Das sagt die FDP zur Flüchtlingspolitik

Die FDP beschreibt die Ausgangslage so: „Toleranz und Wohlstand schaffen in unserer Stadt die Grundlage, dass das Zusammenleben gut gelingt. Durch die Begegnung mit anderen kulturellen Hintergründen wird unsere städtische Gesellschaft bereichert.“ Um dies fortzusetzen, plädieren die Liberalen etwa für eine Liberalisierung des Asylgesetzes dergestalt, dass die Arbeitsbeschränkungen für Asylsuchende abgeschafft werden.

Menschen in Arbeit würden sich schneller integrieren. Aus Gründen der einfacheren Integration seien zudem viele kleine gegenüber wenigen großen Flüchtlingsunterkünften zu bevorzugen. Bei der Entscheidung über die örtliche Platzierung müssten aber sowohl die Belange der Anwohner als auch die Belange der Asylbewerber berücksichtigt werden, beispielsweise eine gute Erreichbarkeit des ÖPNV.

Das sagt die SÖS zur Flüchtlingspolitik

Die SÖS fordert mehr Möglichkeiten der Teilhabe. Selbstorganisierte Stadtteilzentren können in allen Stadtbezirken Begegnungen ermöglichen: „In unserer reichen Stadt haben wir für Menschen, die aus größter Not flüchten, eine große Verantwortung.“ Dazu gehöre eine menschenwürdige, dezentrale Unterbringung sowie mindestens eine Verdoppelung der sozialpädagogischen Kräfte; außerdem eine sofortige Schulpflicht für Flüchtlingskinder und Deutschkurse.

Die Linke fordert Mitbestimmung für alle, die ihren Lebensmittelpunkt in Stuttgart haben.
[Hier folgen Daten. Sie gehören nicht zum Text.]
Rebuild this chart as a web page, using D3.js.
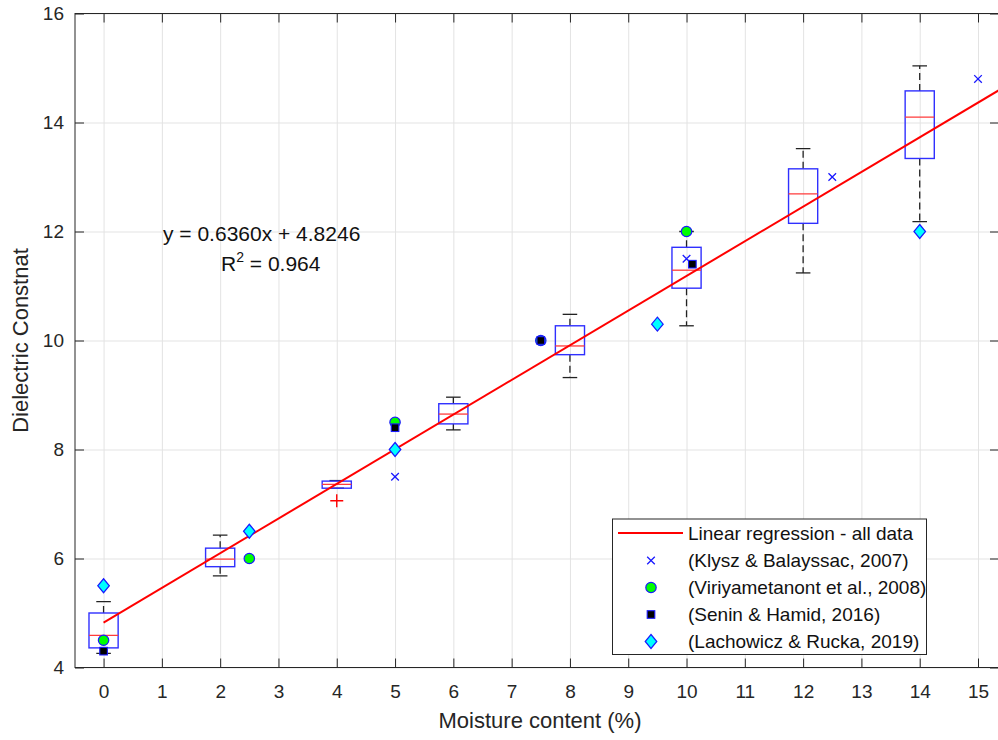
<!DOCTYPE html>
<html>
<head>
<meta charset="utf-8">
<script src="https://cdn.jsdelivr.net/npm/d3@7"></script>
<style>
  html, body { margin: 0; padding: 0; background: #fff; }
  svg { display: block; font-family: "Liberation Sans", Arial, sans-serif; }
</style>
</head>
<body>
<svg id="chart" width="998" height="740"></svg>
<script>
// ---------- data ----------
const xTickValues = [0,1,2,3,4,5,6,7,8,9,10,11,12,13,14,15];
const yTickValues = [4,6,8,10,12,14,16];

const boxPositions = [0, 2, 4, 6, 8, 10, 12, 14];
const boxLower     = [4.26, 5.68, 7.29, 8.36, 9.32, 10.27, 11.24, 12.18];
const boxQ1        = [4.36, 5.85, 7.29, 8.47, 9.74, 10.96, 12.15, 13.34];
const boxMedian    = [4.59, 5.99, 7.36, 8.65, 9.90, 11.29, 12.69, 14.10];
const boxQ3        = [5.00, 6.19, 7.42, 8.84, 10.27, 11.71, 13.15, 14.58];
const boxUpper     = [5.21, 6.43, 7.43, 8.96, 10.48, 12.00, 13.52, 15.04];
const outlierX     = [4];
const outlierY     = [7.06];

const klyszX = [5, 10, 12.5, 15];
const klyszY = [7.5, 11.5, 13.0, 14.8];
const viriX  = [0, 2.5, 5, 7.5, 10];
const viriY  = [4.5, 6.0, 8.5, 10.0, 12.0];
const seninX = [0, 5, 7.5, 10.1];
const seninY = [4.3, 8.4, 10.0, 11.4];
const lachX  = [0, 2.5, 5, 9.5, 14];
const lachY  = [5.5, 6.5, 8.0, 10.3, 12.0];

const regSlope = 0.6360;
const regIntercept = 4.8246;

const legendLabels = [
  "Linear regression - all data",
  "(Klysz & Balayssac, 2007)",
  "(Viriyametanont et al., 2008)",
  "(Senin & Hamid, 2016)",
  "(Lachowicz & Rucka, 2019)"
];
const eqText = "y = 0.6360x + 4.8246";
const r2Text = "0.964";
const xLabel = "Moisture content (%)";
const yLabel = "Dielectric Constnat";

// ---------- layout ----------
const L = 75, R = 999, T = 13.5, B = 667.5;
const txtColor = "#262626";
const svg = d3.select("#chart");

const x = d3.scaleLinear().domain([-0.49, 15.36]).range([L, R]);
const y = d3.scaleLinear().domain([4, 16]).range([B, T]);

const defs = svg.append("defs");
defs.append("clipPath").attr("id", "plotclip")
  .append("rect").attr("x", L).attr("y", T).attr("width", R - L).attr("height", B - T);

// grid
const grid = svg.append("g").attr("class", "grid");
grid.append("g").attr("transform", `translate(0,${B})`)
  .call(d3.axisBottom(x).tickValues(xTickValues).tickSize(-(B - T)).tickFormat(""))
  .call(g => g.select(".domain").remove())
  .call(g => g.selectAll("line").attr("stroke", "#e3e3e3").attr("stroke-width", 1));
grid.append("g").attr("transform", `translate(${L},0)`)
  .call(d3.axisLeft(y).tickValues(yTickValues).tickSize(-(R - L)).tickFormat(""))
  .call(g => g.select(".domain").remove())
  .call(g => g.selectAll("line").attr("stroke", "#e3e3e3").attr("stroke-width", 1));

// axes
const tickLen = 9;
function styleAxis(g) {
  g.select(".domain").remove();
  g.selectAll("line").attr("stroke", txtColor).attr("stroke-width", 1);
  g.selectAll("text").attr("fill", txtColor).style("font-size", "19px")
    .style("font-family", '"Liberation Sans", Arial, sans-serif');
}
svg.append("g").attr("transform", `translate(0,${B})`)
  .call(d3.axisBottom(x).tickValues(xTickValues).tickSizeInner(-tickLen).tickSizeOuter(0).tickPadding(17.5))
  .call(styleAxis);
svg.append("g").attr("transform", `translate(0,${T})`)
  .call(d3.axisTop(x).tickValues(xTickValues).tickSizeInner(-tickLen).tickSizeOuter(0).tickFormat(""))
  .call(styleAxis);
svg.append("g").attr("transform", `translate(${L},0)`)
  .call(d3.axisLeft(y).tickValues(yTickValues).tickSizeInner(-tickLen).tickSizeOuter(0).tickPadding(11))
  .call(styleAxis);
svg.append("g").attr("transform", `translate(${R},0)`)
  .call(d3.axisRight(y).tickValues(yTickValues).tickSizeInner(-tickLen).tickSizeOuter(0).tickFormat(""))
  .call(styleAxis);

// frame
svg.append("rect").attr("x", L).attr("y", T).attr("width", R - L).attr("height", B - T)
  .attr("fill", "none").attr("stroke", txtColor).attr("stroke-width", 1);

// ---------- plot content ----------
const plot = svg.append("g").attr("clip-path", "url(#plotclip)");

const boxes = boxPositions.map((p, i) => ({
  p, lo: boxLower[i], q1: boxQ1[i], med: boxMedian[i], q3: boxQ3[i], hi: boxUpper[i]
}));
const halfW = 0.25, capHalf = 0.125;
const bg = plot.append("g");
// whiskers (dashed)
bg.selectAll("line.wu").data(boxes).join("line")
  .attr("x1", d => x(d.p)).attr("x2", d => x(d.p))
  .attr("y1", d => y(d.q3)).attr("y2", d => y(d.hi))
  .attr("stroke", "#222").attr("stroke-width", 1.3).attr("stroke-dasharray", "7,4");
bg.selectAll("line.wl").data(boxes).join("line")
  .attr("x1", d => x(d.p)).attr("x2", d => x(d.p))
  .attr("y1", d => y(d.q1)).attr("y2", d => y(d.lo))
  .attr("stroke", "#222").attr("stroke-width", 1.3).attr("stroke-dasharray", "7,4");
// caps
["hi", "lo"].forEach(k => {
  bg.selectAll(null).data(boxes).join("line")
    .attr("x1", d => x(d.p - capHalf)).attr("x2", d => x(d.p + capHalf))
    .attr("y1", d => y(d[k])).attr("y2", d => y(d[k]))
    .attr("stroke", "#222").attr("stroke-width", 1.3);
});
// boxes
bg.selectAll(null).data(boxes).join("rect")
  .attr("x", d => x(d.p - halfW)).attr("width", d => x(d.p + halfW) - x(d.p - halfW))
  .attr("y", d => y(d.q3)).attr("height", d => y(d.q1) - y(d.q3))
  .attr("fill", "none").attr("stroke", "#3030ff").attr("stroke-width", 1.4);
// medians
bg.selectAll(null).data(boxes).join("line")
  .attr("x1", d => x(d.p - halfW)).attr("x2", d => x(d.p + halfW))
  .attr("y1", d => y(d.med)).attr("y2", d => y(d.med))
  .attr("stroke", "#ff3b3b").attr("stroke-width", 1.3);
// outliers (+)
const plusSize = 6.5;
bg.selectAll(null).data(outlierX.map((v, i) => [v, outlierY[i]])).join("path")
  .attr("d", d => {
    const cx = x(d[0]), cy = y(d[1]);
    return `M${cx - plusSize},${cy}H${cx + plusSize}M${cx},${cy - plusSize}V${cy + plusSize}`;
  })
  .attr("stroke", "#ff0000").attr("stroke-width", 1.4).attr("fill", "none");

// regression line
const regX = [0, x.domain()[1]];
plot.append("path")
  .datum(regX)
  .attr("d", d3.line().x(d => x(d)).y(d => y(regSlope * d + regIntercept)))
  .attr("stroke", "#ff0000").attr("stroke-width", 2).attr("fill", "none");

// markers
function markX(g, cx, cy) {
  const s = 3.8;
  g.append("path").attr("d", `M${cx - s},${cy - s}L${cx + s},${cy + s}M${cx - s},${cy + s}L${cx + s},${cy - s}`)
    .attr("stroke", "#1a1aff").attr("stroke-width", 1.3).attr("fill", "none");
}
function markCircle(g, cx, cy) {
  g.append("circle").attr("cx", cx).attr("cy", cy).attr("r", 5.2)
    .attr("fill", "#00ff00").attr("stroke", "#1a1aff").attr("stroke-width", 1.2);
}
function markSquare(g, cx, cy) {
  const s = 3.8;
  g.append("rect").attr("x", cx - s).attr("y", cy - s).attr("width", 2 * s).attr("height", 2 * s)
    .attr("fill", "#000").attr("stroke", "#1a1aff").attr("stroke-width", 1.1);
}
function markDiamond(g, cx, cy) {
  const w = 5.8, h = 7;
  g.append("path").attr("d", `M${cx},${cy - h}L${cx + w},${cy}L${cx},${cy + h}L${cx - w},${cy}Z`)
    .attr("fill", "#00ffff").attr("stroke", "#1a1aff").attr("stroke-width", 1.2);
}
const mg = plot.append("g");
klyszX.forEach((v, i) => markX(mg, x(v), y(klyszY[i])));
viriX.forEach((v, i) => markCircle(mg, x(v), y(viriY[i])));
seninX.forEach((v, i) => markSquare(mg, x(v), y(seninY[i])));
lachX.forEach((v, i) => markDiamond(mg, x(v), y(lachY[i])));

// annotation
const ann = svg.append("g").attr("fill", "#111").style("font-size", "21px");
ann.append("text").attr("x", 163).attr("y", 241).text(eqText);
const r2 = ann.append("text").attr("x", 221).attr("y", 271);
r2.append("tspan").text("R");
r2.append("tspan").attr("dy", -9).style("font-size", "14px").text("2");
r2.append("tspan").attr("dy", 9).text(" = " + r2Text);

// axis labels
svg.append("text").attr("x", 540).attr("y", 728).attr("text-anchor", "middle")
  .attr("fill", txtColor).style("font-size", "22px").text(xLabel);
svg.append("text").attr("transform", `translate(28,${(T + B) / 2}) rotate(-90)`)
  .attr("text-anchor", "middle").attr("fill", txtColor).style("font-size", "22px").text(yLabel);

// legend
const lg = svg.append("g");
lg.append("rect").attr("x", 612.5).attr("y", 519).attr("width", 314).attr("height", 135.5)
  .attr("fill", "#fff").attr("stroke", txtColor).attr("stroke-width", 1);
const rowY = [533, 560.5, 587.5, 614.5, 641.5];
const mx = 651;
lg.append("line").attr("x1", 618).attr("x2", 683).attr("y1", rowY[0]).attr("y2", rowY[0])
  .attr("stroke", "#ff0000").attr("stroke-width", 2);
markX(lg, mx, rowY[1]);
markCircle(lg, mx, rowY[2]);
markSquare(lg, mx, rowY[3]);
markDiamond(lg, mx, rowY[4]);
lg.selectAll("text.lt").data(legendLabels).join("text")
  .attr("x", 688).attr("y", (d, i) => rowY[i]).attr("dy", "0.35em")
  .attr("fill", "#111").style("font-size", "19px").text(d => d);
</script>
</body>
</html>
Das Kommunalwahlrecht soll auch für dauerhaft hier lebende Bürger aus Drittstaaten gelten. Die Zusammenarbeit mit Migrantenorganisationen soll intensiviert, Migrantenkinder gezielt in Kitas und Ganztagsschulen gefördert werden. Außerdem brauche es mehr Betreuer in den Unterkünften, Dolmetscher im Willkommenszentrum und intensivere Sprachförderung.